Bug 1630430

Summary: OSP 11 -> 12 upgrade with ceph - Switch to containerized ceph daemons fails with more than 99 OSDs
Product: [Red Hat Storage] Red Hat Ceph Storage Reporter: Matt Flusche <mflusche>
Component: Ceph-AnsibleAssignee: Sébastien Han <shan>
Status: CLOSED ERRATA QA Contact: Vasishta <vashastr>
Severity: high Docs Contact: Bara Ancincova <bancinco>
Priority: high    
Version: 3.0CC: aschoen, ceph-eng-bugs, ceph-qe-bugs, edonnell, gmeno, hnallurv, karatecletus323, kdreyer, nthomas, sankarshan, shan, tchandra, vakulkar, vashastr, yrabl
Target Milestone: z1   
Target Release: 3.1   
Hardware: x86_64   
OS: Linux   
Whiteboard:
Fixed In Version: RHEL: ceph-ansible-3.1.9-1.el7cp Ubuntu: ceph-ansible_3.1.9-2redhat1 Doc Type: Bug Fix
Doc Text:
.Ansible successfully converts non-containerized Ceph deployments containing more than 99 OSDs to containers The `ceph-ansible` utility failed to convert bare-metal Ceph Storage clusters that contained more than 99 OSDs to containers because of insufficient regular expressions used in the `switch-from-non-containerized-to-containerized-ceph-daemons.yml` playbook. The playbook has been updated, and converting non-containerized clusters to containerized works as expected.
Story Points: ---
Clone Of: Environment:
Last Closed: 2018-11-09 01:00:34 UTC Type: Bug
Regression: --- Mount Type: ---
Documentation: --- CRM:
Verified Versions: Category: ---
oVirt Team: --- RHEL 7.3 requirements from Atomic Host:
Cloudforms Team: --- Target Upstream Version:
Embargoed:
Bug Depends On:    
Bug Blocks: 1584264    

Description Matt Flusche 2018-09-18 15:46:04 UTC
Description of problem:

https://github.com/ceph/ceph-ansible/issues/3128

Change required to "collect running osds and ceph-disk unit(s)":

systemctl list-units | grep "loaded active" | grep -Eo 'ceph-osd@[0-9]{1,3}.service|ceph-disk@dev-[a-z]{3,4}[0-9]{1}.service'

Comment 4 Matt Wisch 2018-09-18 16:00:42 UTC
{1,3} is just what I used to workaround the issue with 200 OSDs, but {1,} may be better to avoid capping it artificially again.

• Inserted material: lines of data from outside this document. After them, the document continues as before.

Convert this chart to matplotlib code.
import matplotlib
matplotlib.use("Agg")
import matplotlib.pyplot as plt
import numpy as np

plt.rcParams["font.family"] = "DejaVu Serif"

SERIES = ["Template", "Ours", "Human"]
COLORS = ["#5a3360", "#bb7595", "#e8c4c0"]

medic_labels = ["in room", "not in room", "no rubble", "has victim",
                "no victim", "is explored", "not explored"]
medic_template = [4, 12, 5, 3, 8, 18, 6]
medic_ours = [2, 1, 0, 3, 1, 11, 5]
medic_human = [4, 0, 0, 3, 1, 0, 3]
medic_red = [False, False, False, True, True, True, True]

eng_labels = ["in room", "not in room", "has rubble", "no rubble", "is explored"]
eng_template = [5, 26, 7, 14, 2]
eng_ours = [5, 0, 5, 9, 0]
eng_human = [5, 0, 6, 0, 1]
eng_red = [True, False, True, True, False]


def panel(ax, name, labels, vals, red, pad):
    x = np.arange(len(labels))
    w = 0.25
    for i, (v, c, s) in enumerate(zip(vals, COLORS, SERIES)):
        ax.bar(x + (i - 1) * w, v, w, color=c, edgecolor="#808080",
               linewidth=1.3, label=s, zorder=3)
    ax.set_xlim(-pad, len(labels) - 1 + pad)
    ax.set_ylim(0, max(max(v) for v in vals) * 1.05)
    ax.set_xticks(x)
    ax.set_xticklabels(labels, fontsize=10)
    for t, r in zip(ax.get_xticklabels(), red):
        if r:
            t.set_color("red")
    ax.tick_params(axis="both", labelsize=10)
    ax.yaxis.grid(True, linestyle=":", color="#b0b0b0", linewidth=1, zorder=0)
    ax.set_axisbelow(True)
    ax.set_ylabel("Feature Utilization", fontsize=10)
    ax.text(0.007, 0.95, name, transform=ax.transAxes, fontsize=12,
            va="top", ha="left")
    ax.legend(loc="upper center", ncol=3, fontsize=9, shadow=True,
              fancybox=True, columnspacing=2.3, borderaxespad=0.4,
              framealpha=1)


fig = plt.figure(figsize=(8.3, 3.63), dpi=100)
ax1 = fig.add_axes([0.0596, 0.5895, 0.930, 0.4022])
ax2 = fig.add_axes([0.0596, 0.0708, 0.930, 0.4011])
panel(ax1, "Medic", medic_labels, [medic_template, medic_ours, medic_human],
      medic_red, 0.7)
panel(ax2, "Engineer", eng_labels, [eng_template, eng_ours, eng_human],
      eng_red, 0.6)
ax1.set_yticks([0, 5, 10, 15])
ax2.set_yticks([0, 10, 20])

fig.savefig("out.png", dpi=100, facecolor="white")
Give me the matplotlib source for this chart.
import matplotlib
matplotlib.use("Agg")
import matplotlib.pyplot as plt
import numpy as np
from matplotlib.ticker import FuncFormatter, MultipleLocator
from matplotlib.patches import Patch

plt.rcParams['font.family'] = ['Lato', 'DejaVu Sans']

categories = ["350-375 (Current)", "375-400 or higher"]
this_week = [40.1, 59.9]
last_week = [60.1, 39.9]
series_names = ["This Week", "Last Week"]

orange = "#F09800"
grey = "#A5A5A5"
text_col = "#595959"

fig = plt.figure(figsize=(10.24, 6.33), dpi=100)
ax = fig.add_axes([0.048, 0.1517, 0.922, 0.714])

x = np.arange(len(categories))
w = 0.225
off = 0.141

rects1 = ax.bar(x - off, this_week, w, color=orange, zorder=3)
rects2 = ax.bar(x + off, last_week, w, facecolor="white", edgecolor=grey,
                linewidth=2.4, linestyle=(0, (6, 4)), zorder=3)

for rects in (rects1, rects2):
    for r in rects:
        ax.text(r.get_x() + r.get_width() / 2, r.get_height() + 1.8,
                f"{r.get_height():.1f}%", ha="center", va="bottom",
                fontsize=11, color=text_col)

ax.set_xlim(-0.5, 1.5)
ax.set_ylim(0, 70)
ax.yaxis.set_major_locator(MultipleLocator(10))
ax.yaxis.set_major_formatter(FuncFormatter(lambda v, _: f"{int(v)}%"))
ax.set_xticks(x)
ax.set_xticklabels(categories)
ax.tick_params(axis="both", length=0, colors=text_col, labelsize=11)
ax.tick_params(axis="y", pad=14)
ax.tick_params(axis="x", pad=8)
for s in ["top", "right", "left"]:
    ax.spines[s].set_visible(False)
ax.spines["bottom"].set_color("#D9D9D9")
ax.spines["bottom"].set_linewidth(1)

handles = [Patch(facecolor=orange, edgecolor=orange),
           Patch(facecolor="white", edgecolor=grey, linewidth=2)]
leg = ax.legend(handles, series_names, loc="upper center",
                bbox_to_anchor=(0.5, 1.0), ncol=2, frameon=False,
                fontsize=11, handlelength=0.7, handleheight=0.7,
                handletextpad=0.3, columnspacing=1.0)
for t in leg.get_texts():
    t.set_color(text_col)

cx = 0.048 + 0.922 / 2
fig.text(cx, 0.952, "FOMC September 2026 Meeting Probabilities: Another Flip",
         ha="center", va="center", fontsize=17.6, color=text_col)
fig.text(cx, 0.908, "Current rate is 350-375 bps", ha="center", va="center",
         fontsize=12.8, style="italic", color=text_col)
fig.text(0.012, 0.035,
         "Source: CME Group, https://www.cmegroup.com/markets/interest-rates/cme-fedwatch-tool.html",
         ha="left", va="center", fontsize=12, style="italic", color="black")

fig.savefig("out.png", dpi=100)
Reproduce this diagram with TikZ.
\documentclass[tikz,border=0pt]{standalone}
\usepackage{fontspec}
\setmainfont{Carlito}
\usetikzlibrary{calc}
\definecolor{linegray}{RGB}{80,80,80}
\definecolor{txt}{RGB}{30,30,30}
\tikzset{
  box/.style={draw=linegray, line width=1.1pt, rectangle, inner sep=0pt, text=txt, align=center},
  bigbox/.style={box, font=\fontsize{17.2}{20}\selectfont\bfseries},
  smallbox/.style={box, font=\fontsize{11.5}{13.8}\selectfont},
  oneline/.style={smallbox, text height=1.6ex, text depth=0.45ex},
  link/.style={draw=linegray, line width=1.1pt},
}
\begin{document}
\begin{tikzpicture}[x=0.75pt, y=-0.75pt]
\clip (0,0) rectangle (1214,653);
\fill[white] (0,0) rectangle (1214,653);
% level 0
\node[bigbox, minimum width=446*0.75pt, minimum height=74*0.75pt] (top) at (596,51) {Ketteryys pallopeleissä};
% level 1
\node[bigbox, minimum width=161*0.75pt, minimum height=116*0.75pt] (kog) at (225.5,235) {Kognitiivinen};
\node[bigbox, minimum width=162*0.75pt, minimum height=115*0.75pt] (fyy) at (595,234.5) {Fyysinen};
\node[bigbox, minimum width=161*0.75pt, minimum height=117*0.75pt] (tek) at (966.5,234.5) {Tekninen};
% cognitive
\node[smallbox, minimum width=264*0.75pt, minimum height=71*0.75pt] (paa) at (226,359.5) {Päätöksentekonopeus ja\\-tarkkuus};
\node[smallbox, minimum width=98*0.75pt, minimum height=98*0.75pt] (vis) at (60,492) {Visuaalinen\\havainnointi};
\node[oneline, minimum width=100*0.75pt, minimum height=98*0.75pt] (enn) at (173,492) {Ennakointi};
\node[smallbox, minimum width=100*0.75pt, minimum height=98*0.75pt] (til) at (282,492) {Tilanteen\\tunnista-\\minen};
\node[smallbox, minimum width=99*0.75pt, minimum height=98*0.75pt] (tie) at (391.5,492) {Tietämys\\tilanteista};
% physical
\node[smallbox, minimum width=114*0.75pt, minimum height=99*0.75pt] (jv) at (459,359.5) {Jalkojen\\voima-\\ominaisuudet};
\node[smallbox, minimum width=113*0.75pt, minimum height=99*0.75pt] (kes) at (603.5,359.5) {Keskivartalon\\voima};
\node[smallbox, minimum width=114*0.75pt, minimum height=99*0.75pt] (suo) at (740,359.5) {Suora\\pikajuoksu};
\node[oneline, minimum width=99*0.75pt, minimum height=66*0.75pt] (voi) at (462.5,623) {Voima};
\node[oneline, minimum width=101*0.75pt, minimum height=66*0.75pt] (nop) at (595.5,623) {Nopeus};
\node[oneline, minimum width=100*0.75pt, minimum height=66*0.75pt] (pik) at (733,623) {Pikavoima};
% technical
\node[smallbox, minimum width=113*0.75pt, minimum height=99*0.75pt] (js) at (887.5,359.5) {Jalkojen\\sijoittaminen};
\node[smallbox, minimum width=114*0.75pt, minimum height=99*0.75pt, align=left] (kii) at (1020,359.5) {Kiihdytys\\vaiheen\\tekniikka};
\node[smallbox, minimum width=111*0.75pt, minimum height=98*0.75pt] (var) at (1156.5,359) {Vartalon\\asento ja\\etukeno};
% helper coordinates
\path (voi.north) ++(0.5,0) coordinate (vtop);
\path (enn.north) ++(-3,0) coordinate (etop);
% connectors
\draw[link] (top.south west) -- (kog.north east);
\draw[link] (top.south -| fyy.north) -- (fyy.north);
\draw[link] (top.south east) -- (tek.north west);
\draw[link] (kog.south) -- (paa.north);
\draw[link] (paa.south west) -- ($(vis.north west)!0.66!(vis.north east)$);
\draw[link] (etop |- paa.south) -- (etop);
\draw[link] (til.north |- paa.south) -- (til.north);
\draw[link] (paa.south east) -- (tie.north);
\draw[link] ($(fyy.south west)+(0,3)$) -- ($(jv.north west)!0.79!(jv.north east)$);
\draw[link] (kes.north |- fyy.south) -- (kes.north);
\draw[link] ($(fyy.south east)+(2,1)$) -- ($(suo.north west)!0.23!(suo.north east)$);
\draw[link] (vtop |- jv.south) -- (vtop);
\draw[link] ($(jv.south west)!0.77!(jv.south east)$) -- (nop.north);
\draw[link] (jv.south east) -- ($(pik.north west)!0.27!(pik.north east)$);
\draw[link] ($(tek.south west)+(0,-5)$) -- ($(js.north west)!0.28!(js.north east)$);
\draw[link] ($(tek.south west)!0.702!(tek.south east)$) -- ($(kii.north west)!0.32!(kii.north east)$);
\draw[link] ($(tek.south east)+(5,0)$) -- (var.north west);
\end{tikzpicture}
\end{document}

Comment 5 Sébastien Han 2018-10-12 15:34:41 UTC
Present in https://github.com/ceph/ceph-ansible/releases/tag/v3.0.46

Comment 16 Vasishta 2018-10-29 10:43:46 UTC
Hi,

By looking at fix[1], we can observe that there has been just change in a Regular Expression as part of fix.
I think we can check whether the updated RE can parse numbers above 99, unlike old RE.

There was similar bug - BZ 1612854 , Which was verified in a similar manner.

Regards,
Vasishta Shastry
QE, Ceph

Comment 17 Vasishta 2018-10-29 13:01:13 UTC
As mentioned plan in comment 16, 

Added osd service names with IDs from 1-10 and 100-110 to a test file, tried to parse all names with old RE, only 1-10 were parsed, using new RE we could parse all service names.

$ for i in {0..10};do echo ceph-osd@$i.service >> test_file ;done
$ for i in {100..110};do echo ceph-osd@$i.service >> test_file ;done

$  grep -Eo 'ceph-osd@[0-9]{1,2}.service' test_file
ceph-osd
.
.
ceph-osd


$ grep -Eo 'ceph-osd@[0-9]+.service' test_file
ceph-osd
.
.
ceph-osd
ceph-osd
.
.
ceph-osd


We are planning to move this BZ to VERIFIED state on 30 OCT morning (IST).
Please let us know if there are any concerns/suggestions.

Regards,
Vasishta Shastry
QE, Ceph

Comment 20 Sébastien Han 2018-10-31 10:45:04 UTC
lgtm Bara thanks!

Comment 22 errata-xmlrpc 2018-11-09 01:00:34 UTC
Since the problem described in this bug report should be
resolved in a recent advisory, it has been closed with a
resolution of ERRATA.

For information on the advisory, and where to find the updated
files, follow the link below.

If the solution does not work for you, open a new bug report.

https://access.redhat.com/errata/RHBA-2018:3530